I sympathize with Seewood’s desire for a movie that explores Darwin’s theory in a way that doesn’t speak to racial stereotypes. I believe that type of movie is possible and it would be fun to watch. Planet of the Apes is not that movie. And, as we’ve seen with Rise of the Planet of the Apes, the racial allegories hidden in the story make for a more interesting movie.
Seewood’s next example was Gremlins and Gremlins 2. Again, I believe these movies are out of date and he could have used some more recent examples to make his point. I’m not saying he would have been any more right in his assumption, but it would be interesting to explore his ideas with more movies made in the 21st century. Instead, he uses the well-known Spielberg franchise to criticize people for seeing racial commentary in the “structured absence” of black people. As he puts it:
[U]se any other non-white race, animal, or object within your film as a symbol of minority otherness and then “interpret” a racial commentary where you had not intended such a commentary to exist.

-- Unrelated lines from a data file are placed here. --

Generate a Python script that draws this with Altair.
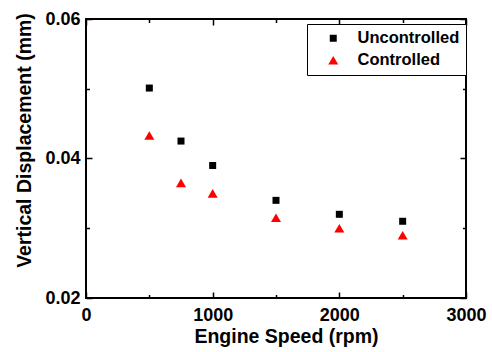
import altair as alt
import pandas as pd

speeds = [500, 750, 1000, 1500, 2000, 2500]
uncontrolled = [0.0501, 0.0425, 0.0390, 0.0340, 0.0320, 0.0310]
controlled = [0.0433, 0.0365, 0.0350, 0.0315, 0.0300, 0.0290]
series_names = ["Uncontrolled", "Controlled"]
x_ticks = [0, 500, 1000, 1500, 2000, 2500, 3000]
y_ticks = [0.02, 0.03, 0.04, 0.05, 0.06]

rows = []
for s, u, c in zip(speeds, uncontrolled, controlled):
    rows.append({"speed": s, "disp": u, "series": "Uncontrolled"})
    rows.append({"speed": s, "disp": c, "series": "Controlled"})
df = pd.DataFrame(rows)

W, H = 380, 279
FONT = "Liberation Sans"

xscale = alt.Scale(domain=[0, 3000], nice=False)
yscale = alt.Scale(domain=[0.02, 0.06], nice=False, zero=False)

x_major = "datum.value % 1000 === 0"
y_major = "round(datum.value * 100) % 2 === 0"
x_tick_size = {"condition": {"test": x_major, "value": 6}, "value": 3.5}
y_tick_size = {"condition": {"test": y_major, "value": 6}, "value": 3.5}


def tick_layer(x_orient, y_orient):
    return alt.Chart(df).mark_point(opacity=0).encode(
        x=alt.X("speed:Q", scale=xscale, title=None,
                axis=alt.Axis(orient=x_orient, offset=-H, values=x_ticks, labels=False,
                              domain=False, grid=False, tickSize=x_tick_size,
                              tickWidth=1.5, tickColor="black")),
        y=alt.Y("disp:Q", scale=yscale, title=None,
                axis=alt.Axis(orient=y_orient, offset=-W, values=y_ticks, labels=False,
                              domain=False, grid=False, tickSize=y_tick_size,
                              tickWidth=1.5, tickColor="black")),
    )


ticks_a = tick_layer("top", "right")    # sits at bottom/left, ticks inward
ticks_b = tick_layer("bottom", "left")  # sits at top/right, ticks inward

main = alt.Chart(df).mark_point(filled=True, opacity=1, strokeWidth=0).encode(
    x=alt.X("speed:Q", scale=xscale, title="Engine Speed (rpm)",
            axis=alt.Axis(orient="bottom", values=x_ticks,
                          labelExpr=f"{x_major} ? datum.label : ''", format="d",
                          ticks=False, tickSize=0, domain=False, grid=False,
                          labelFlush=False, labelOverlap=False,
                          labelPadding=8, labelFontSize=18, labelFontWeight="bold",
                          labelFont=FONT, labelColor="black",
                          titleFont=FONT, titleFontSize=19.5, titleFontWeight="bold",
                          titleColor="black", titleX=200, titleY=44,
                          titleBaseline="alphabetic", titleAlign="center")),
    y=alt.Y("disp:Q", scale=yscale, title="Vertical Displacement (mm)",
            axis=alt.Axis(orient="left", values=y_ticks,
                          labelExpr=f"{y_major} ? datum.label : ''", format=".2f",
                          ticks=False, tickSize=0, domain=False, grid=False,
                          labelFlush=False, labelOverlap=False,
                          labelPadding=6, labelFontSize=18, labelFontWeight="bold",
                          labelFont=FONT, labelColor="black",
                          titleFont=FONT, titleFontSize=19.5, titleFontWeight="bold",
                          titleColor="black", titleX=-56, titleY=121,
                          titleBaseline="alphabetic", titleAlign="center", titleAngle=-90)),
    shape=alt.Shape("series:N", scale=alt.Scale(domain=series_names, range=["square", "triangle-up"]),
                    legend=alt.Legend(title=None)),
    color=alt.Color("series:N", scale=alt.Scale(domain=series_names, range=["black", "#ff0000"]),
                    legend=alt.Legend(title=None)),
    size=alt.Size("series:N", scale=alt.Scale(domain=series_names, range=[49, 100]),
                  legend=alt.Legend(title=None)),
)

chart = alt.layer(ticks_a, ticks_b, main).resolve_axis(
    x="independent", y="independent"
).properties(
    width=W, height=H,
    autosize="none",
    padding={"left": 86, "top": 19, "right": 26, "bottom": 54},
    background="white",
).configure_view(
    stroke="black", strokeWidth=2
).configure_legend(
    orient="none", legendX=221, legendY=5,
    strokeColor="black", fillColor="white", padding=6,
    labelFont=FONT, labelFontSize=16.5, labelFontWeight="bold", labelColor="black",
    labelOffset=16, symbolOffset=12, rowPadding=5, symbolStrokeWidth=0,
)

chart.save("out.html", embed_options={"renderer": "svg", "actions": False})
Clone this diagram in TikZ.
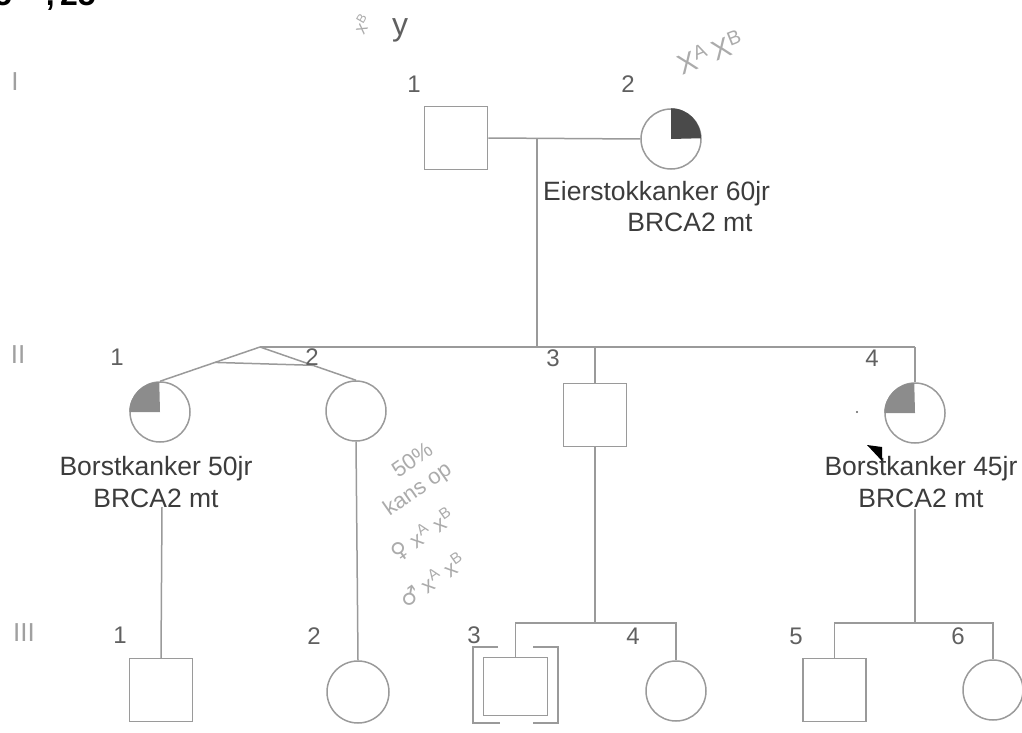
\documentclass[tikz,border=0pt]{standalone}
\usepackage{fontspec}
\setmainfont{Liberation Sans}
\newfontfamily\symfont{DejaVu Sans}
\usetikzlibrary{calc}
\definecolor{lineC}{HTML}{9A9A9A}
\definecolor{txtC}{HTML}{3C3C3C}
\definecolor{numC}{HTML}{606060}
\definecolor{genC}{HTML}{A0A0A0}
\definecolor{fillL}{HTML}{8C8C8C}
\definecolor{fillD}{HTML}{4A4A4A}
\definecolor{handC}{HTML}{ABABAB}
\tikzset{
  male/.style={draw=lineC, line width=1.5pt, minimum width=63pt, minimum height=63pt, inner sep=0pt, fill=white},
  female/.style={circle, draw=lineC, line width=1.5pt, minimum size=60pt, inner sep=0pt},
  conn/.style={draw=lineC, line width=1.5pt},
  num/.style={text=numC, font=\fontsize{24}{28}\selectfont, inner sep=0pt},
  gen/.style={text=genC, font=\fontsize{26}{30}\selectfont, inner sep=0pt},
  info/.style={text=txtC, font=\fontsize{26.5}{32}\selectfont, align=center, inner sep=0pt},
  hand/.style={text=handC, font=\fontsize{22}{24}\selectfont, inner sep=0pt}
}
\begin{document}
\begin{tikzpicture}[x=1pt,y=-1pt]
\useasboundingbox (0,0) rectangle (1022,733);
% top-left cut text
\node[anchor=base east, font=\fontsize{32}{36}\selectfont\bfseries, inner sep=0pt] (tl1) at (12,6) {5};
\node[anchor=base east, font=\fontsize{32}{36}\selectfont\bfseries, inner sep=0pt] (tl2) at (55,6) {,};
\node[anchor=base west, font=\fontsize{32}{36}\selectfont\bfseries, inner sep=0pt] (tl3) at (60,6) {25};
% generation labels
\node[gen] (gI) at (15,82) {I};
\node[gen] (gII) at (18,355) {II};
\node[gen] (gIII) at (24,633) {III};
% generation I
\node[male] (I1) at (456,138) {};
\node[female] (I2) at (671,139) {};
\fill[fillD] (I2.center) -- (I2.north) arc[start angle=270, end angle=360, radius=30] -- cycle;
\node[num] (nI1) at (414,84) {1};
\node[num] (nI2) at (628,84) {2};
\draw[conn] (I1.east) -- (I2.west);
\coordinate (dI) at (537,139);
\coordinate (sibL) at (260,347);
\coordinate (sibM) at (537,347);
\coordinate (sibR) at (915,347);
\draw[conn] (dI) -- (sibM);
\draw[conn] (sibL) -- (sibR);
\node[info, anchor=north west] (tI2) at (543,181) {Eierstokkanker 60jr};
\node[info, anchor=north] (tI2b) at (690,213) {BRCA2 mt};
% generation II
\node[female] (II1) at (160,412) {};
\fill[fillL] (II1.center) -- (II1.west) arc[start angle=180, end angle=270, radius=30] -- cycle;
\node[female] (II2) at (356,411) {};
\node[male] (II3) at (595,415) {};
\node[female] (II4) at (915,413) {};
\fill[fillL] (II4.center) -- (II4.west) arc[start angle=180, end angle=270, radius=30] -- cycle;
\draw[conn] (sibL) -- (II1.north);
\draw[conn] (sibL) -- (II2.north);
\draw[conn] ($(sibL)!0.45!(II1.north)$) -- ($(sibL)!0.55!(II2.north)$);
\draw[conn] (II3.north |- sibL) -- (II3.north);
\draw[conn] (sibR) -- (II4.north);
\node[num] (nII1) at (117,357) {1};
\node[num] (nII2) at (312,357) {2};
\node[num] (nII3) at (553,358) {3};
\node[num] (nII4) at (872,358) {4};
\node[info] (tII1) at (156,482) {Borstkanker 50jr\\BRCA2 mt};
\node[info] (tII4) at (921,482) {Borstkanker 45jr\\BRCA2 mt};
\fill[black] (867,445) -- (882,447) -- (882,461) -- cycle;
\fill[numC] (857,412) circle (1.2);
% generation III
\node[male] (III1) at (161,690) {};
\node[female, minimum size=62pt] (III2) at (358,692) {};
\node[male, minimum width=64pt, minimum height=58pt] (III3) at (515.5,686.5) {};
\node[female] (III4) at (676,691) {};
\node[male] (III5) at (834.5,690) {};
\node[female] (III6) at (993,690) {};
\coordinate (c1) at (162,507);
\draw[conn] (c1) -- (III1.north);
\draw[conn] (II2.south) -- (III2.north);
\coordinate (k34) at (595,623);
\draw[conn] (II3.south) -- (k34);
\draw[conn] (III3.north) -- (III3.north |- k34) -- (III4.north |- k34) -- (III4.north);
\coordinate (c4) at (915,509);
\coordinate (k56) at (915,623);
\draw[conn] (c4) -- (k56);
\draw[conn] (III5.north) -- (III5.north |- k56) -- (III6.north |- k56) -- (III6.north);
% adoption brackets
\draw[conn] (498,647) -- (473,647) -- (473,723) -- (500,723);
\draw[conn] (533,647) -- (558,647) -- (558,723) -- (533,723);
\node[num] (nIII1) at (120,635) {1};
\node[num] (nIII2) at (314,636) {2};
\node[num] (nIII3) at (474,635) {3};
\node[num] (nIII4) at (633,636) {4};
\node[num] (nIII5) at (796,636) {5};
\node[num] (nIII6) at (958,636) {6};
% handwriting
\node[hand, rotate=60, font=\fontsize{18}{20}\selectfont] (h1) at (362,24) {x\textsuperscript{B}};
\node[text=numC, font=\fontsize{32}{34}\selectfont, inner sep=0pt] (h2) at (400,30) {y};
\node[hand, rotate=22, font=\fontsize{28}{30}\selectfont] (h3) at (710,52) {X\textsuperscript{A}\,X\textsuperscript{B}};
\node[hand, rotate=35] (h4) at (412,460) {50\%};
\node[hand, rotate=35] (h5) at (418,490) {kans op};
\node[hand, rotate=35] (h6) at (423,535) {{\symfont ♀} x\textsuperscript{A} x\textsuperscript{B}};
\node[hand, rotate=35] (h7) at (432,580) {{\symfont ♂} x\textsuperscript{A} x\textsuperscript{B}};
\end{tikzpicture}
\end{document}
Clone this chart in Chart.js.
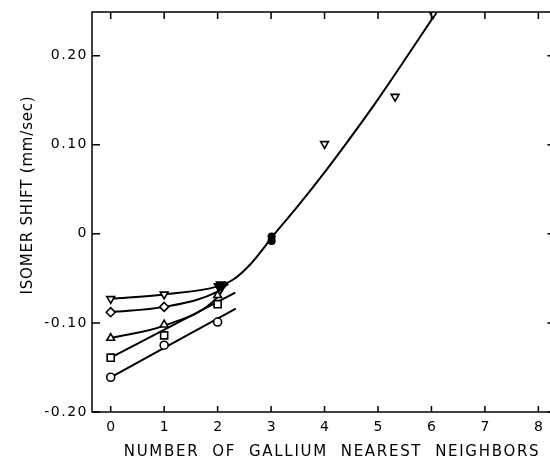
<!DOCTYPE html>
<html>
<head>
<meta charset="utf-8">
<script src="https://cdn.jsdelivr.net/npm/chart.js@4.4.1/dist/chart.umd.min.js"></script>
<style>
  html, body { margin: 0; padding: 0; background: #fff; overflow: hidden; }
  canvas { display: block; }
</style>
</head>
<body>
<!-- the right-hand frame line sits just past the window edge, as in the scan -->
<canvas id="isomerChart" width="561" height="461"></canvas>
<script>
// tick labels
const xTicks = [0, 1, 2, 3, 4, 5, 6, 7, 8];
const yTicks = [-0.20, -0.10, 0, 0.10, 0.20];
const xTitle = 'NUMBER  OF  GALLIUM  NEAREST  NEIGHBORS';
const yTitle = 'ISOMER SHIFT (mm/sec)';

// measured points (x = number of Ga neighbours, y = isomer shift mm/sec)
const downX = [0, 1, 4, 5.32, 6.03];
const downY = [-0.073, -0.068, 0.101, 0.154, 0.247];
const diamondX = [0, 1];
const diamondY = [-0.088, -0.082];
const upX = [0, 1, 2];
const upY = [-0.117, -0.102, -0.069];
const squareX = [0, 1, 2];
const squareY = [-0.139, -0.114, -0.079];
const circleX = [0, 1, 2];
const circleY = [-0.161, -0.125, -0.099];
// overlapping points that print as solid blobs
const blobDownX = [2.02, 2.06];
const blobDownY = [-0.059, -0.057];
const blobX = [3.01, 3.01];
const blobY = [-0.003, -0.008];

// fitted curves
const mainCurveX = [0, 1, 2, 2.3, 2.6, 2.9, 3.0, 3.5, 4.0, 4.4, 5.0, 6.1];
const mainCurveY = [-0.073, -0.068, -0.059, -0.051, -0.035, -0.013, -0.005, 0.031, 0.069, 0.101, 0.151, 0.249];
const diamondCurveX = [0, 1, 2, 2.2];
const diamondCurveY = [-0.088, -0.082, -0.065, -0.056];
const upCurveX = [0, 1, 2, 2.17];
const upCurveY = [-0.117, -0.103, -0.071, -0.055];
const squareLineX = [0, 2.33];
const squareLineY = [-0.139, -0.066];
const circleLineX = [0, 2.34];
const circleLineY = [-0.161, -0.084];

const pts = (xs, ys) => xs.map((x, i) => ({ x, y: ys[i] }));

function curve(xs, ys) {
  return {
    data: pts(xs, ys),
    showLine: true,
    borderColor: '#000',
    borderWidth: 2,
    pointRadius: 0,
    cubicInterpolationMode: 'monotone',
    order: 2
  };
}

function markers(xs, ys, style, rot, r, fill) {
  return {
    data: pts(xs, ys),
    showLine: false,
    pointStyle: style,
    rotation: rot || 0,
    pointRadius: r,
    pointBorderWidth: 1.6,
    pointBorderColor: '#000',
    pointBackgroundColor: fill || '#fff',
    order: 1
  };
}

// frame, inward ticks on all four sides, tick labels and axis titles
const frame = {
  id: 'frame',
  afterDraw(chart) {
    const { ctx, chartArea: a, scales } = chart;
    ctx.save();
    ctx.strokeStyle = '#000';
    ctx.lineWidth = 1.5;
    ctx.strokeRect(a.left, a.top, a.right - a.left, a.bottom - a.top);
    ctx.beginPath();
    xTicks.forEach(v => {
      const px = scales.x.getPixelForValue(v);
      ctx.moveTo(px, a.bottom); ctx.lineTo(px, a.bottom - 6);
      ctx.moveTo(px, a.top); ctx.lineTo(px, a.top + 7);
    });
    yTicks.forEach(v => {
      const py = scales.y.getPixelForValue(v);
      ctx.moveTo(a.left, py); ctx.lineTo(a.left + 8, py);
      ctx.moveTo(a.right, py); ctx.lineTo(a.right - 7, py);
    });
    ctx.stroke();

    ctx.fillStyle = '#000';
    ctx.font = '14px "DejaVu Sans"';
    ctx.textBaseline = 'middle';
    ctx.textAlign = 'center';
    ctx.letterSpacing = '0px';
    xTicks.forEach(v => {
      ctx.fillText(String(v), scales.x.getPixelForValue(v), a.bottom + 15);
    });
    ctx.textAlign = 'right';
    ctx.letterSpacing = '1.5px';
    yTicks.forEach(v => {
      const label = Math.abs(v) < 1e-9 ? '0' : v.toFixed(2);
      ctx.fillText(label, a.left - 4, scales.y.getPixelForValue(v));
    });

    ctx.font = '15px "DejaVu Sans"';
    ctx.textAlign = 'center';
    ctx.letterSpacing = '1.7px';
    ctx.fillText(xTitle, 332, 452);
    ctx.letterSpacing = '0.8px';
    ctx.translate(28, 195);
    ctx.rotate(-Math.PI / 2);
    ctx.fillText(yTitle, 0, 0);
    ctx.restore();
  }
};

new Chart(document.getElementById('isomerChart'), {
  type: 'scatter',
  data: {
    datasets: [
      curve(mainCurveX, mainCurveY),
      curve(diamondCurveX, diamondCurveY),
      curve(upCurveX, upCurveY),
      curve(squareLineX, squareLineY),
      curve(circleLineX, circleLineY),
      markers(downX, downY, 'triangle', 180, 4.5),
      markers(diamondX, diamondY, 'rectRot', 0, 4.5),
      markers(upX, upY, 'triangle', 0, 4.5),
      markers(squareX, squareY, 'rect', 0, 5),
      markers(circleX, circleY, 'circle', 0, 4),
      markers(blobDownX, blobDownY, 'triangle', 180, 5, '#000'),
      markers(blobX, blobY, 'circle', 0, 3.3, '#000')
    ]
  },
  options: {
    responsive: false,
    animation: false,
    layout: { padding: { top: 12, right: 3, left: 0, bottom: 0 } },
    plugins: { legend: { display: false }, tooltip: { enabled: false } },
    scales: {
      x: {
        type: 'linear',
        min: -0.35,
        max: 8.30,
        afterBuildTicks: s => { s.ticks = xTicks.map(v => ({ value: v })); },
        afterFit: s => { s.height = 49; },
        grid: { display: false, drawTicks: false },
        border: { display: false },
        ticks: { display: false }
      },
      y: {
        type: 'linear',
        min: -0.20,
        max: 0.249,
        afterBuildTicks: s => { s.ticks = yTicks.map(v => ({ value: v })); },
        afterFit: s => { s.width = 92; },
        grid: { display: false, drawTicks: false },
        border: { display: false },
        ticks: { display: false }
      }
    }
  },
  plugins: [frame]
});
</script>
</body>
</html>
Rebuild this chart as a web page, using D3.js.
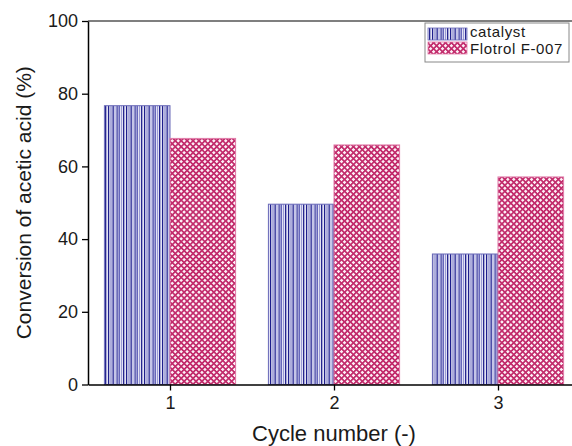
<!DOCTYPE html>
<html>
<head>
<meta charset="utf-8">
<script src="https://cdn.jsdelivr.net/npm/d3@7.9.0/dist/d3.min.js"></script>
<style>
  body { margin: 0; background: #fff; }
  svg { display: block; font-family: "Liberation Sans", Arial, sans-serif; }
  .tick text { fill: #1a1a1a; }
</style>
</head>
<body>
<svg id="chart" width="572" height="446"></svg>
<script>
// data
const cycles = [1, 2, 3];
const seriesNames = ["catalyst", "Flotrol F-007"];
const catalyst = [76.7, 49.6, 35.9];
const flotrol = [67.7, 65.9, 57.1];
const yTicks = [0, 20, 40, 60, 80, 100];

const svg = d3.select('#chart');
const defs = svg.append('defs');

// vertical blue stripes
const stripes = defs.append('pattern')
    .attr('id', 'stripes')
    .attr('patternUnits', 'userSpaceOnUse')
    .attr('width', 18).attr('height', 10);
stripes.append('rect').attr('width', 18).attr('height', 10).attr('fill', '#e2e2f4');
[[0, 1.2, '#1e1e8c'], [2.5, 1, '#7878c4'], [4.5, 1.3, '#2a2a96'], [6.5, 1, '#a8a8dc'],
 [8.5, 1.2, '#3a3aa0'], [10.5, 1.4, '#5858b4'], [13, 1, '#9a9ad4'], [15, 1.3, '#26268f']]
    .forEach(([x, w, c]) => {
        stripes.append('rect').attr('x', x).attr('width', w).attr('height', 10).attr('fill', c);
    });

// pink diagonal cross hatch
const hatch = defs.append('pattern')
    .attr('id', 'hatch')
    .attr('patternUnits', 'userSpaceOnUse')
    .attr('width', 4.2).attr('height', 4.2)
    .attr('patternTransform', 'rotate(45)');
hatch.append('rect').attr('width', 4.2).attr('height', 4.2).attr('fill', '#fdf0f6');
hatch.append('rect').attr('width', 4.2).attr('height', 1.7).attr('fill', '#c22c6c');
hatch.append('rect').attr('width', 1.7).attr('height', 4.2).attr('fill', '#c22c6c');

const x = d3.scaleLinear().domain([0.5, 3.5]).range([88, 580]);
const y = d3.scaleLinear().domain([0, 100]).range([384.5, 21]);
const barW = 0.4;

const fills = ['url(#stripes)', 'url(#hatch)'];
const strokes = ['#6a6ab8', '#e07aa8'];

// bars
[catalyst, flotrol].forEach((vals, s) => {
    svg.append('g').selectAll('rect')
        .data(vals)
        .join('rect')
        .attr('x', (d, i) => x(cycles[i] + (s === 0 ? -barW : 0)))
        .attr('y', d => y(d))
        .attr('width', x(barW) - x(0))
        .attr('height', d => y(0) - y(d))
        .attr('fill', fills[s])
        .attr('stroke', strokes[s])
        .attr('stroke-width', 1);
});

// top frame line
svg.append('line')
    .attr('x1', x(0.5)).attr('x2', x(3.5))
    .attr('y1', y(100)).attr('y2', y(100))
    .attr('stroke', '#000').attr('stroke-width', 1.2);

// axes
const yAxis = svg.append('g')
    .attr('transform', `translate(${x(0.5)},0)`)
    .call(d3.axisLeft(y).tickValues(yTicks).tickSize(6).tickSizeOuter(0).tickPadding(4));
const xAxis = svg.append('g')
    .attr('transform', `translate(0,${y(0)})`)
    .call(d3.axisBottom(x).tickValues(cycles).tickFormat(d3.format('d')).tickSize(6).tickSizeOuter(0).tickPadding(6));

[xAxis, yAxis].forEach(a => {
    a.selectAll('text').attr('font-size', 18).attr('font-family', '"Liberation Sans", Arial, sans-serif');
    a.select('.domain').attr('stroke-width', 1.5);
    a.selectAll('.tick line').attr('stroke-width', 1.3);
});

// axis titles
svg.append('text')
    .attr('x', x(2)).attr('y', 441)
    .attr('text-anchor', 'middle')
    .attr('font-size', 22)
    .attr('fill', '#1a1a1a')
    .text('Cycle number (-)');

svg.append('text')
    .attr('transform', `translate(31,${(y(0) + y(100)) / 2}) rotate(-90)`)
    .attr('text-anchor', 'middle')
    .attr('font-size', 21)
    .attr('fill', '#1a1a1a')
    .text('Conversion of acetic acid (%)');

// legend
const legend = svg.append('g');
legend.append('rect')
    .attr('x', 425).attr('y', 23).attr('width', 144).attr('height', 39)
    .attr('fill', '#fff').attr('stroke', '#888').attr('stroke-width', 1);
seriesNames.forEach((name, i) => {
    legend.append('rect')
        .attr('x', 428).attr('y', 28 + i * 14).attr('width', 39).attr('height', 12)
        .attr('fill', fills[i]).attr('stroke', strokes[i]).attr('stroke-width', 0.8);
    legend.append('text')
        .attr('x', 470).attr('y', 37 + i * 17)
        .attr('font-size', 15)
        .attr('letter-spacing', 0.6)
        .attr('fill', '#1a1a1a')
        .text(name);
});
</script>
</body>
</html>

His aim to expose what he believes is a Catch 22. As Seewood puts it, if you omit black people from a movie like Gremlins, then a person can interpret the creatures in that film as metaphors for non-white people. However, if you cast a black person in a major role (he briefly mentions Adilifu Nama analysis of Will Smith in I, Robot) they are considered a token character. All of the above is bad, so focus more on the science of the science fiction and problem solved.
I’ll admit to being very disappointed in the way Seewood was trying to provide evidence to what my be a fresh way to look at the future of science fiction. He omits some very important details from his references. The Gremlins in question are not racial metaphors because it is convenient for the critic. After the bar scene in the first film – a scene that Ed Guerrero masterfully dissects in “Framing Blackness” — the filmmaker makes it impossible to see them as anything else but black caricatures. Take a look at this YouTube clip and tell me how many stereotypes you see. I can personally attest to the break-dancing Gremlin, the jazz-loving Gremlin, the stick up kid Gremlin, and the gambling Gremlins. When you view this scene and consider the attack of the gremlins are happening in a city devoid of any non-white characters, it isn’t a stretch to start making other connections.
This criticism is important because it reveals the weakness of the film and discussing these weaknesses — one can hope — make for better movies. As a kid, I was excited to see movies like Planet of the Apes and Gremlins. The idea that our world was being taken over by a foreign entity was the draw. What are we going to do to stop them? That was exciting. But, I quickly realized there were no we in these movies. We never did anything. The absence of non-white people in a story that affects so many people in a country known for its diversity? Regretfully, this speaks louder than any interesting scientific ideas you may be trying to explore.
Images Have a History
These images have a history and because they are so easy to recognize they distract from anything interesting you may be trying to say. This is what is holding us back. Most people are not obsessed with race and I would bet that people go to the movies to get away from such things. But, if you’re a storyteller there is a certain cultural awareness that you must have because that is your audience. There is nothing worse than spending money on a movie that implies a connection between black people and some ugly, evil creatures terrorizing a town of white people. If a good movie is about creating the illusion of a real world these scenes yank us from the illusion.
Evan Narcisse is a writer I really dig. He writes a lot about the images of black people in science fiction. He has a great line that I borrow all of the time: “if you’re not seeing a black guy, then you’re not seeing all of me. And if you’re seeing just a black guy, you’re not seeing all of me.” I think a person’s ability to understand how this applies to everyone is essential for good storytelling. Filmmakers have to get past that before we can begin to see the science in science fiction speak for itself.